While you've stated running benchmarks has determined some sort of bottleneck how is the gaming performance itself? Also have you overclocked that 6600K?
£250 was for a new I7-6700k. There are various cheaper deals for used ones.

I'm not having a specific issue with performance, just looking for higher framerates, or maintaining framerates with higher graphics settings. I'm currently Playing Red Dead Redemption 2.

I haven't yet tried overclocking my i5-6600k.
 

WildCard999

Titan
Moderator
As long as you have a good CPU cooler then I suggest trying overclocking first as it could allow you to hold off on a upgrade.

This guide has everything you'd need to know about overclocking that CPU (temp limits, voltage limits, which software to use & much more).
https://forums.tomshardware.com/threads/intel-temperature-guide.1488337/

If it were me I'd start at 4.2ghz at 1.25V and work my way up from there increasing 100mhz at a time and 0.01V if/when it crashes.

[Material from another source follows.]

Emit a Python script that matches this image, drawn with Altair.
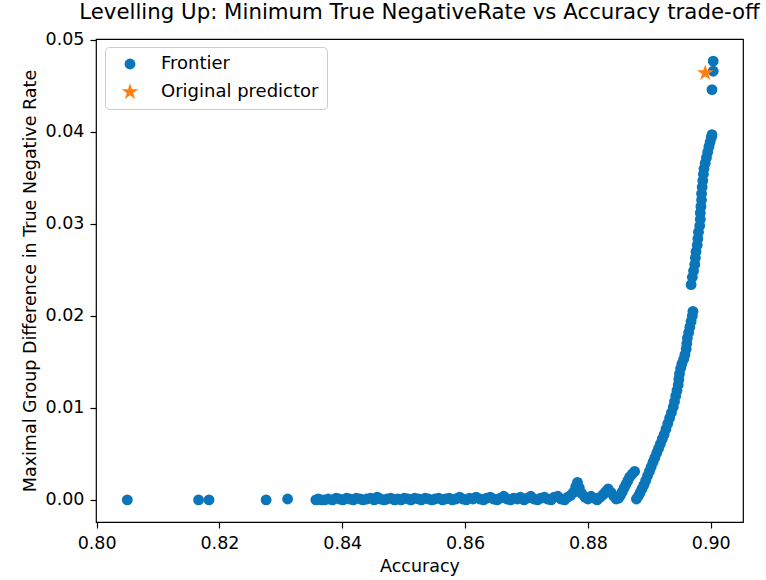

Prime95 (no AVX) Small FFT's should be run after each overclock attempt, 30 mins for air cooler or 1 hour for AIO. Max temp shouldn't exceed 85C while stress testing although I usually try to keep it under 80C so if it goes above you may need to dial back the voltage and/or overclock.

With some good cooling and perhaps a bit of luck in the silicon lottery hopefully you could get around 4.5ghz+ which could give a nice boost or at the very least minimalize the FPS dips.

Speaking of dips make sure your memory is actually running at 2400 instead of 2133. While the "improvement" may be minimal it could help with those dips. Go into the motherboard BIOS and enable XMP (may be called DOCP since it's a Asus board). This is usually under the performance tab in the BIOS.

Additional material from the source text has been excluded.